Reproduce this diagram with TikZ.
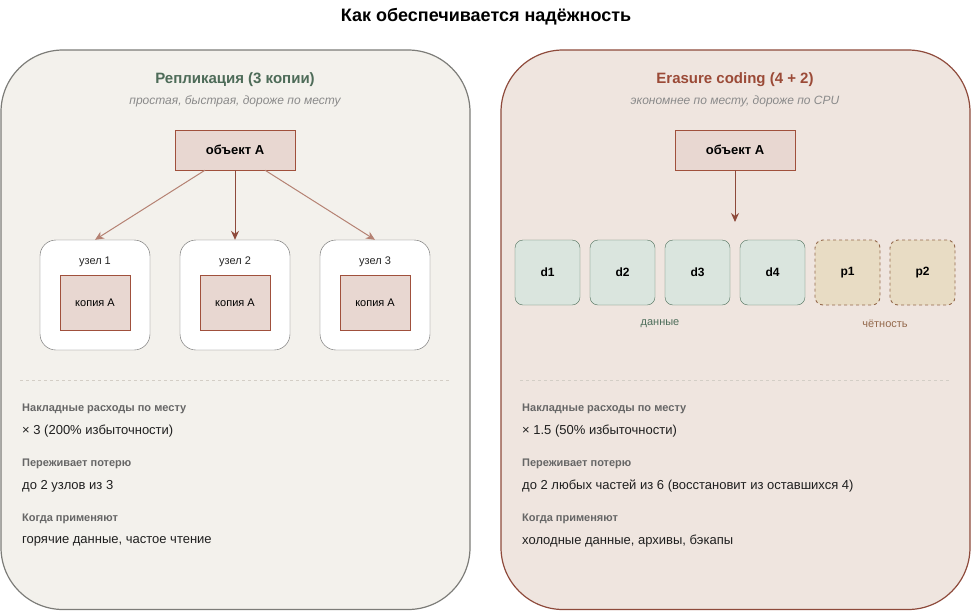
\documentclass[tikz,border=0pt]{standalone}
\usepackage{fontspec}
\setmainfont{Liberation Sans}
\usepackage{xcolor}
\usetikzlibrary{arrows.meta}
\definecolor{repbg}{HTML}{F3F1EC}
\definecolor{repedge}{HTML}{7C7C78}
\definecolor{ecbg}{HTML}{EFE5DF}
\definecolor{ecedge}{HTML}{8E4A3B}
\definecolor{objfill}{HTML}{E8D7D1}
\definecolor{objedge}{HTML}{A0503C}
\definecolor{reptitle}{HTML}{4D6B58}
\definecolor{ectitle}{HTML}{9B4A37}
\definecolor{subgray}{HTML}{8A8A8A}
\definecolor{dfill}{HTML}{DAE5DE}
\definecolor{dedge}{HTML}{4E6E5B}
\definecolor{pfill}{HTML}{E8DCC4}
\definecolor{pedge}{HTML}{94694C}
\definecolor{sepline}{HTML}{D3CEC6}
\definecolor{softarrow}{HTML}{B58273}
\tikzset{>={Stealth[width=8pt,length=9pt]}}
\tikzset{
  fs/.style={font=\fontsize{#1}{#1}\selectfont},
  panel/.style={line width=1.2pt,rounded corners=62pt},
  objbox/.style={draw=objedge,fill=objfill,minimum width=120pt,minimum height=40pt,
    inner sep=0pt,font=\fontsize{13}{13}\selectfont\bfseries},
  hostbox/.style={draw=black!60,fill=white,rounded corners=16pt,minimum width=110pt,
    minimum height=110pt,inner sep=0pt},
  hostlbl/.style={fs=11,text=black!85},
  copybox/.style={draw=objedge,fill=objfill,minimum width=70pt,minimum height=55pt,
    inner sep=0pt,fs=11},
  datab/.style={draw=dedge,fill=dfill,rounded corners=8pt,minimum size=65pt,inner sep=0pt,
    font=\fontsize{12}{12}\selectfont\bfseries},
  parb/.style={draw=pedge,fill=pfill,dash pattern=on 3pt off 3pt,line width=0.9pt,
    rounded corners=8pt,minimum size=65pt,inner sep=0pt,
    font=\fontsize{12}{12}\selectfont\bfseries},
  head/.style={font=\fontsize{11}{11}\selectfont\bfseries,text=black!60,anchor=west,inner sep=0pt},
  body/.style={fs=13,text=black!88,anchor=west,inner sep=0pt},
  sub/.style={font=\fontsize{12}{12}\selectfont\itshape,text=subgray},
  flow/.style={->,draw=ecedge,line width=1pt},
  fanout/.style={->,draw=softarrow,line width=1pt}
}
\begin{document}
\begin{tikzpicture}[x=1pt,y=-1pt]
  \useasboundingbox (0,0) rectangle (972,611);
  \node[font=\fontsize{18}{18}\selectfont\bfseries] (title) at (486,16.5) {Как обеспечивается надёжность};

  % replication panel
  \draw[panel,draw=repedge,fill=repbg] (1,50) rectangle (470,609.5);
  \node[font=\fontsize{15}{15}\selectfont\bfseries,text=reptitle] (repHdr) at (235,79.5) {Репликация (3 копии)};
  \node[sub] (repSub) at (235,101) {простая, быстрая, дороже по месту};
  \node[objbox] (objL) at (235,150) {объект А};
  \foreach \i/\x in {1/95,2/235,3/375}{
    \node[hostbox] (node\i) at (\x,295) {};
    \node[hostlbl] (nodeLbl\i) at (\x,262) {узел \i};
    \node[copybox] (copy\i) at (\x,302.5) {копия А};
  }
  \draw[fanout] ([xshift=-30pt]objL.south) -- (node1.north);
  \draw[flow] (objL.south) -- (node2.north);
  \draw[fanout] ([xshift=30pt]objL.south) -- (node3.north);
  \draw[sepline,dashed,line width=0.8pt] (20,380) -- (450,380);
  \node[head] (repH1) at (22,409) {Накладные расходы по месту};
  \node[body] (repB1) at (22,431) {× 3 (200\% избыточности)};
  \node[head] (repH2) at (22,464) {Переживает потерю};
  \node[body] (repB2) at (22,486) {до 2 узлов из 3};
  \node[head] (repH3) at (22,519) {Когда применяют};
  \node[body] (repB3) at (22,541) {горячие данные, частое чтение};

  % erasure coding panel
  \draw[panel,draw=ecedge,fill=ecbg] (501,50) rectangle (970,609.5);
  \node[font=\fontsize{15}{15}\selectfont\bfseries,text=ectitle] (ecHdr) at (735,79.5) {Erasure coding (4 + 2)};
  \node[sub] (ecSub) at (735,101) {экономнее по месту, дороже по CPU};
  \node[objbox] (objR) at (735,150) {объект А};
  \coordinate (split) at (735,222);
  \draw[flow] (objR.south) -- (split);
  \foreach \i/\x in {1/547.5,2/622.5,3/697.5,4/772.5}
    \node[datab] (d\i) at (\x,272.5) {d\i};
  \foreach \i/\x in {1/847.5,2/922.5}
    \node[parb] (p\i) at (\x,272.5) {p\i};
  \node[fs=11,text=dedge] (dataLbl) at (660,324) {данные};
  \node[fs=11,text=pedge] (parLbl) at (885,324) {чётность};
  \draw[sepline,dashed,line width=0.8pt] (520,380) -- (950,380);
  \node[head] (ecH1) at (522,409) {Накладные расходы по месту};
  \node[body] (ecB1) at (522,431) {× 1.5 (50\% избыточности)};
  \node[head] (ecH2) at (522,464) {Переживает потерю};
  \node[body] (ecB2) at (522,486) {до 2 любых частей из 6 (восстановит из оставшихся 4)};
  \node[head] (ecH3) at (522,519) {Когда применяют};
  \node[body] (ecB3) at (522,541) {холодные данные, архивы, бэкапы};
\end{tikzpicture}
\end{document}
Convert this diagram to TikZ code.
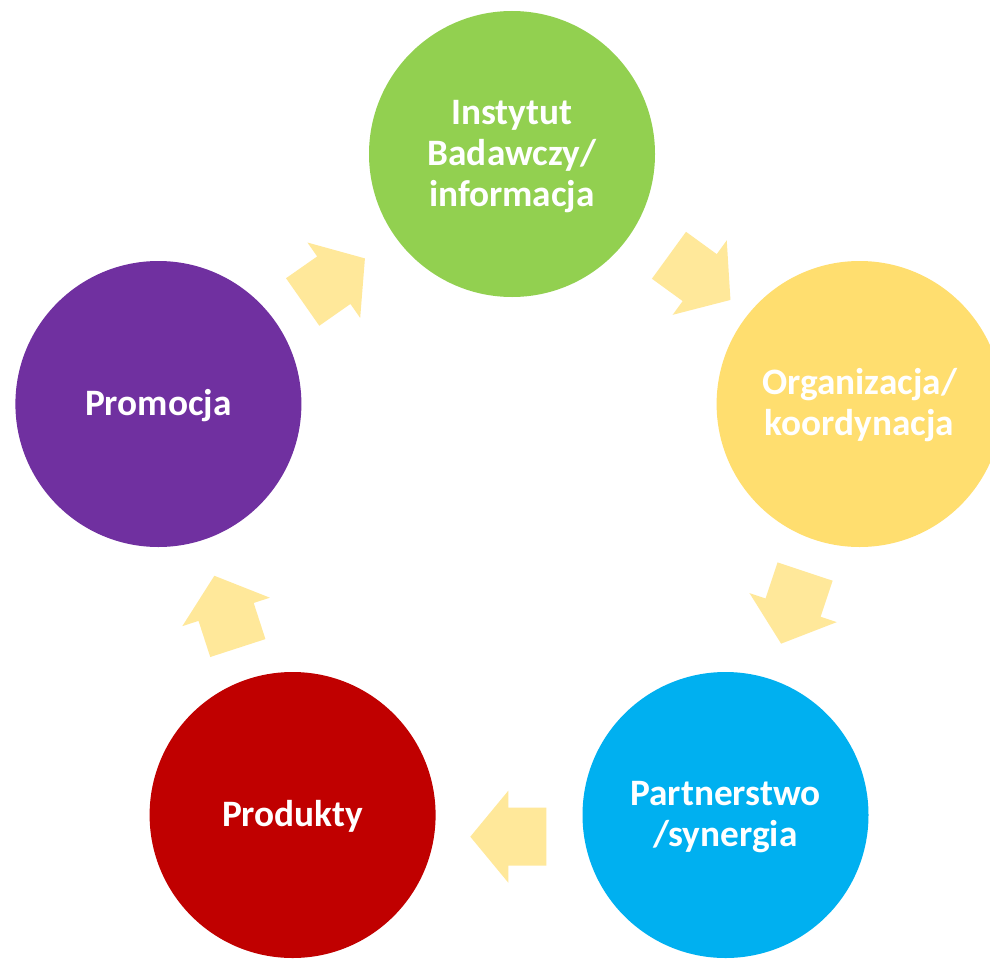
\documentclass[tikz,border=0pt]{standalone}
\usepackage{fontspec}
\setmainfont{Carlito}
\definecolor{cgreen}{HTML}{92D050}
\definecolor{cyellow}{HTML}{FFDE6F}
\definecolor{cblue}{HTML}{00B0F0}
\definecolor{cred}{HTML}{C00000}
\definecolor{cpurple}{HTML}{7030A0}
\definecolor{carrow}{HTML}{FFE89A}
\newcommand{\stagetext}[1]{\raisebox{-3pt}[\height][\depth]{\begin{tabular}{@{}c@{}}#1\end{tabular}}}
\begin{document}
\begin{tikzpicture}[x=1pt,y=1pt,
  stage/.style={circle, minimum size=286pt, inner sep=0pt, draw=none, text=white,
    font=\fontsize{37.3}{41}\selectfont\bfseries},
  blockarrow/.style={fill=carrow, draw=none}]
\clip (0,0) rectangle (990,-958);
\fill[white] (0,0) rectangle (990,-958);
\node[stage, fill=cgreen]  (inst) at (512,-154)   {\stagetext{Instytut\\Badawczy/\\informacja}};
\node[stage, fill=cyellow] (org)  at (859.6,-404) {\stagetext{Organizacja/\\koordynacja}};
\node[stage, fill=cblue]   (part) at (725.5,-815) {\stagetext{Partnerstwo\\/synergia}};
\node[stage, fill=cred]    (prod) at (292.6,-815) {\stagetext{Produkty}};
\node[stage, fill=cpurple] (prom) at (158.4,-404) {\stagetext{Promocja}};
\coordinate (a1) at (699.7,-277.6);
\coordinate (a2) at (793.1,-607.6);
\coordinate (a3) at (508.3,-836.7);
\coordinate (a4) at (226.1,-611.9);
\coordinate (a5) at (333.8,-280.2);
\foreach \c/\a in {a1/-36, a2/-108.4, a3/180, a4/108, a5/35}{
  \path[blockarrow, shift={(\c)}, rotate=\a]
    (-38,29) -- (0,29) -- (0,46) -- (38,0) -- (0,-46) -- (0,-29) -- (-38,-29) -- cycle;
}
\end{tikzpicture}
\end{document}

● Exercise
Write out each line of the data exactly; the images should be left out.

● Solution to this exercise
Reproduce this diagram with TikZ.
\documentclass[tikz,border=0pt]{standalone}
\usepackage{fontspec}
\setmainfont{Liberation Sans}
\usepackage{xcolor}
\usetikzlibrary{arrows.meta}
\definecolor{repbg}{HTML}{F3F1EC}
\definecolor{repedge}{HTML}{7C7C78}
\definecolor{ecbg}{HTML}{EFE5DF}
\definecolor{ecedge}{HTML}{8E4A3B}
\definecolor{objfill}{HTML}{E8D7D1}
\definecolor{objedge}{HTML}{A0503C}
\definecolor{reptitle}{HTML}{4D6B58}
\definecolor{ectitle}{HTML}{9B4A37}
\definecolor{subgray}{HTML}{8A8A8A}
\definecolor{dfill}{HTML}{DAE5DE}
\definecolor{dedge}{HTML}{4E6E5B}
\definecolor{pfill}{HTML}{E8DCC4}
\definecolor{pedge}{HTML}{94694C}
\definecolor{sepline}{HTML}{D3CEC6}
\definecolor{softarrow}{HTML}{B58273}
\tikzset{>={Stealth[width=8pt,length=9pt]}}
\tikzset{
  fs/.style={font=\fontsize{#1}{#1}\selectfont},
  panel/.style={line width=1.2pt,rounded corners=62pt},
  objbox/.style={draw=objedge,fill=objfill,minimum width=120pt,minimum height=40pt,
    inner sep=0pt,font=\fontsize{13}{13}\selectfont\bfseries},
  hostbox/.style={draw=black!60,fill=white,rounded corners=16pt,minimum width=110pt,
    minimum height=110pt,inner sep=0pt},
  hostlbl/.style={fs=11,text=black!85},
  copybox/.style={draw=objedge,fill=objfill,minimum width=70pt,minimum height=55pt,
    inner sep=0pt,fs=11},
  datab/.style={draw=dedge,fill=dfill,rounded corners=8pt,minimum size=65pt,inner sep=0pt,
    font=\fontsize{12}{12}\selectfont\bfseries},
  parb/.style={draw=pedge,fill=pfill,dash pattern=on 3pt off 3pt,line width=0.9pt,
    rounded corners=8pt,minimum size=65pt,inner sep=0pt,
    font=\fontsize{12}{12}\selectfont\bfseries},
  head/.style={font=\fontsize{11}{11}\selectfont\bfseries,text=black!60,anchor=west,inner sep=0pt},
  body/.style={fs=13,text=black!88,anchor=west,inner sep=0pt},
  sub/.style={font=\fontsize{12}{12}\selectfont\itshape,text=subgray},
  flow/.style={->,draw=ecedge,line width=1pt},
  fanout/.style={->,draw=softarrow,line width=1pt}
}
\begin{document}
\begin{tikzpicture}[x=1pt,y=-1pt]
  \useasboundingbox (0,0) rectangle (972,611);
  \node[font=\fontsize{18}{18}\selectfont\bfseries] (title) at (486,16.5) {Как обеспечивается надёжность};

  % replication panel
  \draw[panel,draw=repedge,fill=repbg] (1,50) rectangle (470,609.5);
  \node[font=\fontsize{15}{15}\selectfont\bfseries,text=reptitle] (repHdr) at (235,79.5) {Репликация (3 копии)};
  \node[sub] (repSub) at (235,101) {простая, быстрая, дороже по месту};
  \node[objbox] (objL) at (235,150) {объект А};
  \foreach \i/\x in {1/95,2/235,3/375}{
    \node[hostbox] (node\i) at (\x,295) {};
    \node[hostlbl] (nodeLbl\i) at (\x,262) {узел \i};
    \node[copybox] (copy\i) at (\x,302.5) {копия А};
  }
  \draw[fanout] ([xshift=-30pt]objL.south) -- (node1.north);
  \draw[flow] (objL.south) -- (node2.north);
  \draw[fanout] ([xshift=30pt]objL.south) -- (node3.north);
  \draw[sepline,dashed,line width=0.8pt] (20,380) -- (450,380);
  \node[head] (repH1) at (22,409) {Накладные расходы по месту};
  \node[body] (repB1) at (22,431) {× 3 (200\% избыточности)};
  \node[head] (repH2) at (22,464) {Переживает потерю};
  \node[body] (repB2) at (22,486) {до 2 узлов из 3};
  \node[head] (repH3) at (22,519) {Когда применяют};
  \node[body] (repB3) at (22,541) {горячие данные, частое чтение};

  % erasure coding panel
  \draw[panel,draw=ecedge,fill=ecbg] (501,50) rectangle (970,609.5);
  \node[font=\fontsize{15}{15}\selectfont\bfseries,text=ectitle] (ecHdr) at (735,79.5) {Erasure coding (4 + 2)};
  \node[sub] (ecSub) at (735,101) {экономнее по месту, дороже по CPU};
  \node[objbox] (objR) at (735,150) {объект А};
  \coordinate (split) at (735,222);
  \draw[flow] (objR.south) -- (split);
  \foreach \i/\x in {1/547.5,2/622.5,3/697.5,4/772.5}
    \node[datab] (d\i) at (\x,272.5) {d\i};
  \foreach \i/\x in {1/847.5,2/922.5}
    \node[parb] (p\i) at (\x,272.5) {p\i};
  \node[fs=11,text=dedge] (dataLbl) at (660,324) {данные};
  \node[fs=11,text=pedge] (parLbl) at (885,324) {чётность};
  \draw[sepline,dashed,line width=0.8pt] (520,380) -- (950,380);
  \node[head] (ecH1) at (522,409) {Накладные расходы по месту};
  \node[body] (ecB1) at (522,431) {× 1.5 (50\% избыточности)};
  \node[head] (ecH2) at (522,464) {Переживает потерю};
  \node[body] (ecB2) at (522,486) {до 2 любых частей из 6 (восстановит из оставшихся 4)};
  \node[head] (ecH3) at (522,519) {Когда применяют};
  \node[body] (ecB3) at (522,541) {холодные данные, архивы, бэкапы};
\end{tikzpicture}
\end{document}
Convert this diagram to TikZ code.
\documentclass[tikz,border=0pt]{standalone}
\usepackage{fontspec}
\setmainfont{Carlito}
\definecolor{cgreen}{HTML}{92D050}
\definecolor{cyellow}{HTML}{FFDE6F}
\definecolor{cblue}{HTML}{00B0F0}
\definecolor{cred}{HTML}{C00000}
\definecolor{cpurple}{HTML}{7030A0}
\definecolor{carrow}{HTML}{FFE89A}
\newcommand{\stagetext}[1]{\raisebox{-3pt}[\height][\depth]{\begin{tabular}{@{}c@{}}#1\end{tabular}}}
\begin{document}
\begin{tikzpicture}[x=1pt,y=1pt,
  stage/.style={circle, minimum size=286pt, inner sep=0pt, draw=none, text=white,
    font=\fontsize{37.3}{41}\selectfont\bfseries},
  blockarrow/.style={fill=carrow, draw=none}]
\clip (0,0) rectangle (990,-958);
\fill[white] (0,0) rectangle (990,-958);
\node[stage, fill=cgreen]  (inst) at (512,-154)   {\stagetext{Instytut\\Badawczy/\\informacja}};
\node[stage, fill=cyellow] (org)  at (859.6,-404) {\stagetext{Organizacja/\\koordynacja}};
\node[stage, fill=cblue]   (part) at (725.5,-815) {\stagetext{Partnerstwo\\/synergia}};
\node[stage, fill=cred]    (prod) at (292.6,-815) {\stagetext{Produkty}};
\node[stage, fill=cpurple] (prom) at (158.4,-404) {\stagetext{Promocja}};
\coordinate (a1) at (699.7,-277.6);
\coordinate (a2) at (793.1,-607.6);
\coordinate (a3) at (508.3,-836.7);
\coordinate (a4) at (226.1,-611.9);
\coordinate (a5) at (333.8,-280.2);
\foreach \c/\a in {a1/-36, a2/-108.4, a3/180, a4/108, a5/35}{
  \path[blockarrow, shift={(\c)}, rotate=\a]
    (-38,29) -- (0,29) -- (0,46) -- (38,0) -- (0,-46) -- (0,-29) -- (-38,-29) -- cycle;
}
\end{tikzpicture}
\end{document}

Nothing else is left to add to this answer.